Data excerpt:
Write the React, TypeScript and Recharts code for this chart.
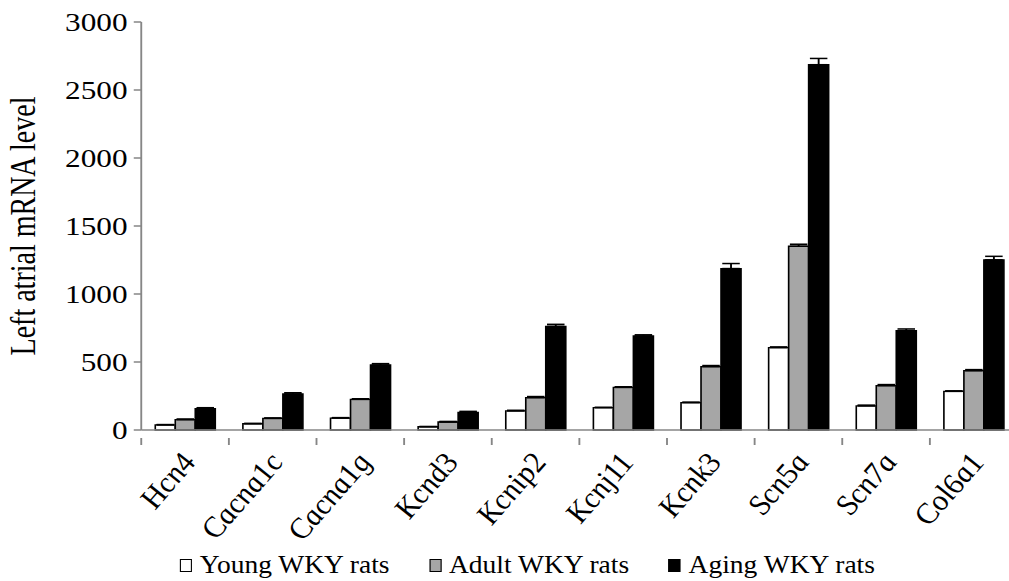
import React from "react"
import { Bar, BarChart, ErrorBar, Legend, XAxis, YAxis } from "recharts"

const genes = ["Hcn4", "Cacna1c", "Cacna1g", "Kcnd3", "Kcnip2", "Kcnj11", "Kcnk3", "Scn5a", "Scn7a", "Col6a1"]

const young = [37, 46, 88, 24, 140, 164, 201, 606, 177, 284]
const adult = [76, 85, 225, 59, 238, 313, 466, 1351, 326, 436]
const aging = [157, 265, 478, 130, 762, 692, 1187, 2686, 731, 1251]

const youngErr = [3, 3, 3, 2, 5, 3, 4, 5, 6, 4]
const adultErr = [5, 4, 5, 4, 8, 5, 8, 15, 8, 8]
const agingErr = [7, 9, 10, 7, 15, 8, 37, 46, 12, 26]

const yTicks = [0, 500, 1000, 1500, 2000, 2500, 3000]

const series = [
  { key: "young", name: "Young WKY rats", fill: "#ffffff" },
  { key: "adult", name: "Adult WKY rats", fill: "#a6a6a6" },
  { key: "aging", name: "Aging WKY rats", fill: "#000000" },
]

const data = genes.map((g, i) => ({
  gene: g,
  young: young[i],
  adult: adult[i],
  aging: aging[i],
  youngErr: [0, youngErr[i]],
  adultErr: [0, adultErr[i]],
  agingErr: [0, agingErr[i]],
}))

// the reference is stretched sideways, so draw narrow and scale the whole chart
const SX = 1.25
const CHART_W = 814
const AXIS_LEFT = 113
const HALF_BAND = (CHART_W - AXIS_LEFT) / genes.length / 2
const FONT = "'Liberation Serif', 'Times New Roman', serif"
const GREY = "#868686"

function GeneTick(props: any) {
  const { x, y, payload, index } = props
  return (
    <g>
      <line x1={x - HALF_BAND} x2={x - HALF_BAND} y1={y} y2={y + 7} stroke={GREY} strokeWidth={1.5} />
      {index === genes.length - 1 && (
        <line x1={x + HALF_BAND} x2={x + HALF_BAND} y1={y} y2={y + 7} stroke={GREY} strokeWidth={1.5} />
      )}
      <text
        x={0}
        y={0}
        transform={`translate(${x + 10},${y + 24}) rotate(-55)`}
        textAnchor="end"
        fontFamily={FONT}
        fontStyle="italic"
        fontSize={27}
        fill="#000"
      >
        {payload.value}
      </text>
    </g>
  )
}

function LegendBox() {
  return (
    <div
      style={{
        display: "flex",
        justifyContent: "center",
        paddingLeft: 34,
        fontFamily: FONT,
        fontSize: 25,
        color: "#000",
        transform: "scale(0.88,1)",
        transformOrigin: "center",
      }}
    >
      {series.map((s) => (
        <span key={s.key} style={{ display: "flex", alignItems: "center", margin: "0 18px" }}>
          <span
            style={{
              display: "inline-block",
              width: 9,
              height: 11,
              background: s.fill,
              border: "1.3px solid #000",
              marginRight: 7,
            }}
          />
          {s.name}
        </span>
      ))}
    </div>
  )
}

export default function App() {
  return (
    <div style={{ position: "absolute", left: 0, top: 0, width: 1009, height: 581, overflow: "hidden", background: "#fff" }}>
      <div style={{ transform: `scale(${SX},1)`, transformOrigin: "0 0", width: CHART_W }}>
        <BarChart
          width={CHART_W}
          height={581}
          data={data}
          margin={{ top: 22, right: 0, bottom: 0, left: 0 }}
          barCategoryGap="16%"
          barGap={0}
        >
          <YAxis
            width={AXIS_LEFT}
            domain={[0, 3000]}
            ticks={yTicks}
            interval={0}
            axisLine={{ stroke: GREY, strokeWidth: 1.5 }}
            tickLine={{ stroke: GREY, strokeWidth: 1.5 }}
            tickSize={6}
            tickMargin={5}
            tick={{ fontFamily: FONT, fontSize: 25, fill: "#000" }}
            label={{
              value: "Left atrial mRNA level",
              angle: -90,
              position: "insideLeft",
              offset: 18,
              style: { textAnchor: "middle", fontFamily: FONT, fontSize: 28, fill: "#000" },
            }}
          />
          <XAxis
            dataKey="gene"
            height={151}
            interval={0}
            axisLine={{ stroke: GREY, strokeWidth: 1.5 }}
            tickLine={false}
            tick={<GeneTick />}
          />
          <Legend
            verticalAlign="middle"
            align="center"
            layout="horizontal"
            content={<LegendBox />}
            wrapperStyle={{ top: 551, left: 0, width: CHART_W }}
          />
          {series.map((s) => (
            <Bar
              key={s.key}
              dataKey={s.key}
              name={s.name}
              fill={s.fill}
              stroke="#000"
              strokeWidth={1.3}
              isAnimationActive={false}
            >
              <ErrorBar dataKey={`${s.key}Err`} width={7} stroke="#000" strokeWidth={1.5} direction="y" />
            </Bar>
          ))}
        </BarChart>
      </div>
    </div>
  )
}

To do:
Omit the pictures, then quote the rest of the material above exactly.

Exercise result:
Write the React, TypeScript and Recharts code for this chart.
import React from "react"
import { Bar, BarChart, ErrorBar, Legend, XAxis, YAxis } from "recharts"

const genes = ["Hcn4", "Cacna1c", "Cacna1g", "Kcnd3", "Kcnip2", "Kcnj11", "Kcnk3", "Scn5a", "Scn7a", "Col6a1"]

const young = [37, 46, 88, 24, 140, 164, 201, 606, 177, 284]
const adult = [76, 85, 225, 59, 238, 313, 466, 1351, 326, 436]
const aging = [157, 265, 478, 130, 762, 692, 1187, 2686, 731, 1251]

const youngErr = [3, 3, 3, 2, 5, 3, 4, 5, 6, 4]
const adultErr = [5, 4, 5, 4, 8, 5, 8, 15, 8, 8]
const agingErr = [7, 9, 10, 7, 15, 8, 37, 46, 12, 26]

const yTicks = [0, 500, 1000, 1500, 2000, 2500, 3000]

const series = [
  { key: "young", name: "Young WKY rats", fill: "#ffffff" },
  { key: "adult", name: "Adult WKY rats", fill: "#a6a6a6" },
  { key: "aging", name: "Aging WKY rats", fill: "#000000" },
]

const data = genes.map((g, i) => ({
  gene: g,
  young: young[i],
  adult: adult[i],
  aging: aging[i],
  youngErr: [0, youngErr[i]],
  adultErr: [0, adultErr[i]],
  agingErr: [0, agingErr[i]],
}))

// the reference is stretched sideways, so draw narrow and scale the whole chart
const SX = 1.25
const CHART_W = 814
const AXIS_LEFT = 113
const HALF_BAND = (CHART_W - AXIS_LEFT) / genes.length / 2
const FONT = "'Liberation Serif', 'Times New Roman', serif"
const GREY = "#868686"

function GeneTick(props: any) {
  const { x, y, payload, index } = props
  return (
    <g>
      <line x1={x - HALF_BAND} x2={x - HALF_BAND} y1={y} y2={y + 7} stroke={GREY} strokeWidth={1.5} />
      {index === genes.length - 1 && (
        <line x1={x + HALF_BAND} x2={x + HALF_BAND} y1={y} y2={y + 7} stroke={GREY} strokeWidth={1.5} />
      )}
      <text
        x={0}
        y={0}
        transform={`translate(${x + 10},${y + 24}) rotate(-55)`}
        textAnchor="end"
        fontFamily={FONT}
        fontStyle="italic"
        fontSize={27}
        fill="#000"
      >
        {payload.value}
      </text>
    </g>
  )
}

function LegendBox() {
  return (
    <div
      style={{
        display: "flex",
        justifyContent: "center",
        paddingLeft: 34,
        fontFamily: FONT,
        fontSize: 25,
        color: "#000",
        transform: "scale(0.88,1)",
        transformOrigin: "center",
      }}
    >
      {series.map((s) => (
        <span key={s.key} style={{ display: "flex", alignItems: "center", margin: "0 18px" }}>
          <span
            style={{
              display: "inline-block",
              width: 9,
              height: 11,
              background: s.fill,
              border: "1.3px solid #000",
              marginRight: 7,
            }}
          />
          {s.name}
        </span>
      ))}
    </div>
  )
}

export default function App() {
  return (
    <div style={{ position: "absolute", left: 0, top: 0, width: 1009, height: 581, overflow: "hidden", background: "#fff" }}>
      <div style={{ transform: `scale(${SX},1)`, transformOrigin: "0 0", width: CHART_W }}>
        <BarChart
          width={CHART_W}
          height={581}
          data={data}
          margin={{ top: 22, right: 0, bottom: 0, left: 0 }}
          barCategoryGap="16%"
          barGap={0}
        >
          <YAxis
            width={AXIS_LEFT}
            domain={[0, 3000]}
            ticks={yTicks}
            interval={0}
            axisLine={{ stroke: GREY, strokeWidth: 1.5 }}
            tickLine={{ stroke: GREY, strokeWidth: 1.5 }}
            tickSize={6}
            tickMargin={5}
            tick={{ fontFamily: FONT, fontSize: 25, fill: "#000" }}
            label={{
              value: "Left atrial mRNA level",
              angle: -90,
              position: "insideLeft",
              offset: 18,
              style: { textAnchor: "middle", fontFamily: FONT, fontSize: 28, fill: "#000" },
            }}
          />
          <XAxis
            dataKey="gene"
            height={151}
            interval={0}
            axisLine={{ stroke: GREY, strokeWidth: 1.5 }}
            tickLine={false}
            tick={<GeneTick />}
          />
          <Legend
            verticalAlign="middle"
            align="center"
            layout="horizontal"
            content={<LegendBox />}
            wrapperStyle={{ top: 551, left: 0, width: CHART_W }}
          />
          {series.map((s) => (
            <Bar
              key={s.key}
              dataKey={s.key}
              name={s.name}
              fill={s.fill}
              stroke="#000"
              strokeWidth={1.3}
              isAnimationActive={false}
            >
              <ErrorBar dataKey={`${s.key}Err`} width={7} stroke="#000" strokeWidth={1.5} direction="y" />
            </Bar>
          ))}
        </BarChart>
      </div>
    </div>
  )
}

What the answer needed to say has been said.